In the East Meadow of Central Park, he will discuss an 11th-century Buddhist text on cultivating virtuous habits — the quote at the top of this story is taken from a Web site publicizing his speech. The Dalai Lama knows, his followers say, that he will be speaking to an audience whose spiritual needs may have been changed by the realities of a post-9/11 world.

Still, his traditional message of compassion and nonviolence will be relevant, said Josh Baran, a former Buddhist monk who is spokesman for the Initiatives Foundation, a group sponsoring the Dalai Lama’s trip to the region. (See www.dalailamanyc.com for more details.)

“Buddhism has been around 2,500 years,” said Baran. “It addresses issues about suffering and confusion and violence. It definitely has a strong message for dealing with the issues of today’s world. People may come to Central Park because of concerns about this.”

“There are still studies that show the people of New York City are not sleeping as well, and are more fearful and so on,” since Sept. 11, 2001, he said. “Meditation and Buddhist philosophy will help people address these concerns and issues. Violence is not new in the world.”

Buddhism’s growth in America is hard to measure. Various estimates put the American Buddhist population at 2.4 million to 4 million, including American converts, according to Harvard University’s Pluralism Project.

The interest in Buddhism has also been bolstered in recent years by celebrity followers like Richard Gere and books like “The Art of Happiness,” a 1996 best-seller by the Dalai Lama and Howard Cutler, a Bronx psychiatrist.

Tibetan Buddhism is a division of Vajrayana, the most mystical of the three main branches of Buddhism. It is practiced mostly in the Himalayan region, in Tibet and Nepal.

Buddhism’s other two main branches, which are bigger, are Theravada, practiced in most of Southeast Asia; and Mahayana, practiced in China, Japan and the Koreas.

The 14th heir to Tibet’s 600-year-old religious dynasty, the Dalai Lama, born Tenzin Gyatso, has been in exile since 1959, when he fled to India from Tibet during a failed uprising against Chinese Communist leadership, which conquered Tibet in 1951.

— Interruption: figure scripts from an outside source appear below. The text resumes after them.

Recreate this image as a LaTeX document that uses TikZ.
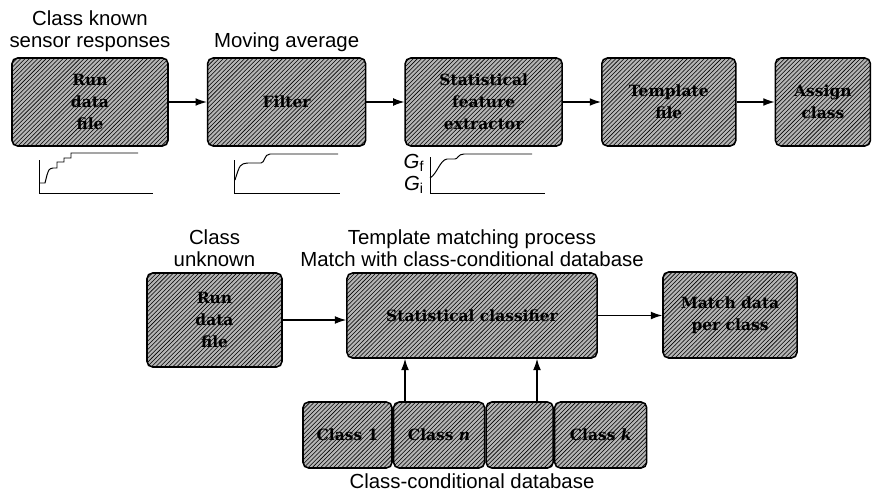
\documentclass[tikz,border=0pt]{standalone}
\usepackage{fontspec}
\setmainfont{Liberation Sans}
\newfontfamily\boxfont{DejaVu Serif}
\usepackage{tikz}
\usetikzlibrary{patterns}
\usetikzlibrary{arrows.meta}
\usetikzlibrary{positioning}

\begin{document}
\begin{tikzpicture}[x=0.025cm,y=-0.025cm,>={Latex[length=8pt,width=5.5pt]},node distance=0.95cm,
	blockbox/.style={draw,line width=1.1pt,rounded corners=4pt,preaction={fill=gray!58},
		pattern=north east lines,align=center,inner sep=0pt,
		font=\boxfont\bfseries\fontsize{11}{15.5}\selectfont},
	caption/.style={align=center,inner sep=1pt,font=\fontsize{14.5}{15.5}\selectfont}]
	\useasboundingbox (0,0) rectangle (874,493);
	\node[blockbox,minimum width=3.9cm,minimum height=2.2cm] (run1) at (90,102) {Run\\data\\file};
	\node[blockbox,minimum width=3.95cm,minimum height=2.2cm,right=of run1] (filter) {Filter};
	\node[blockbox,minimum width=3.925cm,minimum height=2.2cm,right=of filter] (feature) {Statistical\\feature\\extractor};
	\node[blockbox,minimum width=3.35cm,minimum height=2.2cm,right=of feature] (templ) {Template\\file};
	\node[blockbox,minimum width=2.375cm,minimum height=2.2cm,right=of templ] (assign) {Assign\\class};
	\foreach \a/\b in {run1/filter,filter/feature,feature/templ,templ/assign}
		\draw[->,line width=0.8pt] (\a.east) -- (\b.west);
	\node[caption,above=3pt of run1] (known) {Class known\\sensor responses};
	\node[caption,above=3pt of filter] (movavg) {Moving average};

	\draw[line width=0.7pt] (39,160) -- (39,193) -- (153,193);
	\draw[line width=0.7pt] (39,183) -- (45,183) -- (47,175) .. controls (49,169) .. (53,168) -- (57,168) -- (57,162) -- (64,162) -- (64,158) -- (71,158) -- (71,153) -- (138,153);
	\draw[line width=0.7pt] (234,160) -- (234,193) -- (340,193);
	\draw[line width=0.7pt] (235,180) .. controls (240,164) .. (248,163) -- (261,163) .. controls (265,163) and (264,154) .. (270,154) -- (338,154);
	\draw[line width=0.7pt] (430,157) -- (430,193) -- (545,193);
	\draw[line width=0.7pt] (430,178) .. controls (437,174) and (440,160) .. (447,159) -- (455,159) .. controls (458,159) and (458,154) .. (464,154) -- (532,154);
	\node[caption] (gf) at (414,163) {\textit{G}\textsubscript{f}};
	\node[caption] (gi) at (414,185) {\textit{G}\textsubscript{i}};

	\node[blockbox,minimum width=3.375cm,minimum height=2.35cm] (run2) at (214.5,320) {Run\\data\\file};
	\node[blockbox,minimum width=6.25cm,minimum height=2.125cm] (clf) at (472,315.5) {Statistical classifier};
	\node[blockbox,minimum width=3.35cm,minimum height=2.15cm] (match) at (730,315) {Match data\\per class};
	\draw[->,line width=0.8pt] (run2.east) -- (run2.east -| clf.west);
	\draw[->,line width=0.8pt] (clf.east) -- (clf.east -| match.west);
	\node[caption,above=3pt of run2] (unknown) {Class\\unknown};
	\node[caption,above=3pt of clf] (process) {Template matching process\\Match with class-conditional database};

	\node[blockbox,minimum width=2.225cm,minimum height=1.65cm] (cls1) at (347.5,435) {Class 1};
	\node[blockbox,minimum width=2.275cm,minimum height=1.65cm,right=0pt of cls1] (clsn) {Class \textit{n}};
	\node[blockbox,minimum width=1.675cm,minimum height=1.65cm,right=0pt of clsn] (clsx) {};
	\node[blockbox,minimum width=2.3cm,minimum height=1.65cm,right=0pt of clsx] (clsk) {Class \textit{k}};
	\node[caption] (dbname) at (472,481) {Class-conditional database};
	\coordinate (up1) at (405,402);
	\coordinate (up2) at (537,402);
	\draw[->,line width=0.8pt] (up1) -- (up1 |- clf.south);
	\draw[->,line width=0.8pt] (up2) -- (up2 |- clf.south);
\end{tikzpicture}
\end{document}
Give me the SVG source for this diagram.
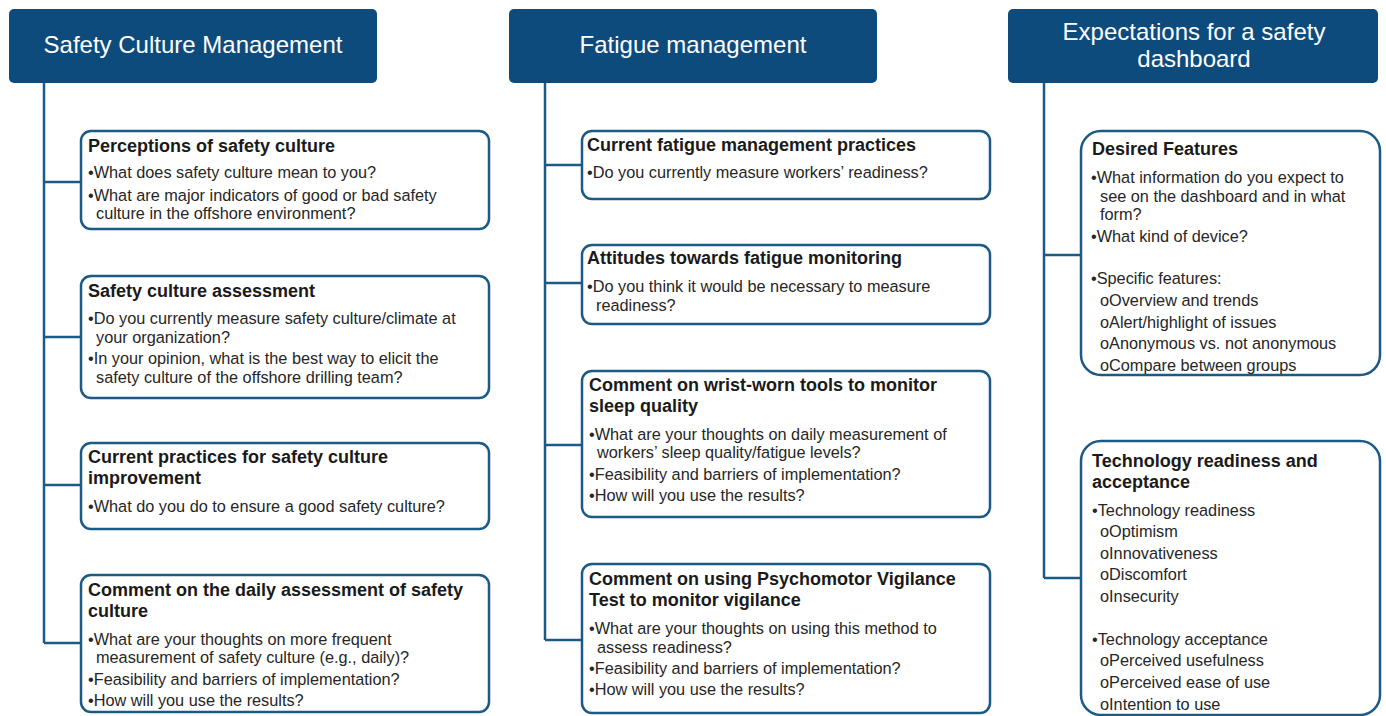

Thirty years later, in 1989, he won the Nobel Peace Prize for his nonviolent struggle against Chinese rule.

With his home base in Dharamsala, India, he has used trips abroad to lobby foreign leaders to pressure Chinese leadership to allow Tibetan autonomy. Discussions between the two sides have recently begun but have not moved substantially, he has said.

Last week, against the Chinese government’s wishes, President Bush met with the Dalai Lama. A White House official said Bush “would seek ways to encourage China to continue the dialogue on a substantive basis,” and that the president “hopes the Chinese government would respond favorably.”

Even as he sleeps in New York this week, the Dalai Lama — known to followers as “His Holiness” — will have an apartment where he can stay in New Jersey, at the Tibetan Buddhist Learning Center in Franklin Township, Warren County.

The Dalai Lama has stayed there, and spoken, on seven occasions from 1979 to 1998 when visiting the metropolitan area, said Diana Cutler, who runs the center with her husband Joshua.

“When he comes to New York, sometimes I get excited and I’ll clean sheets just in case he decides to come,” she said. “He’s always welcome here. His room is always ready.”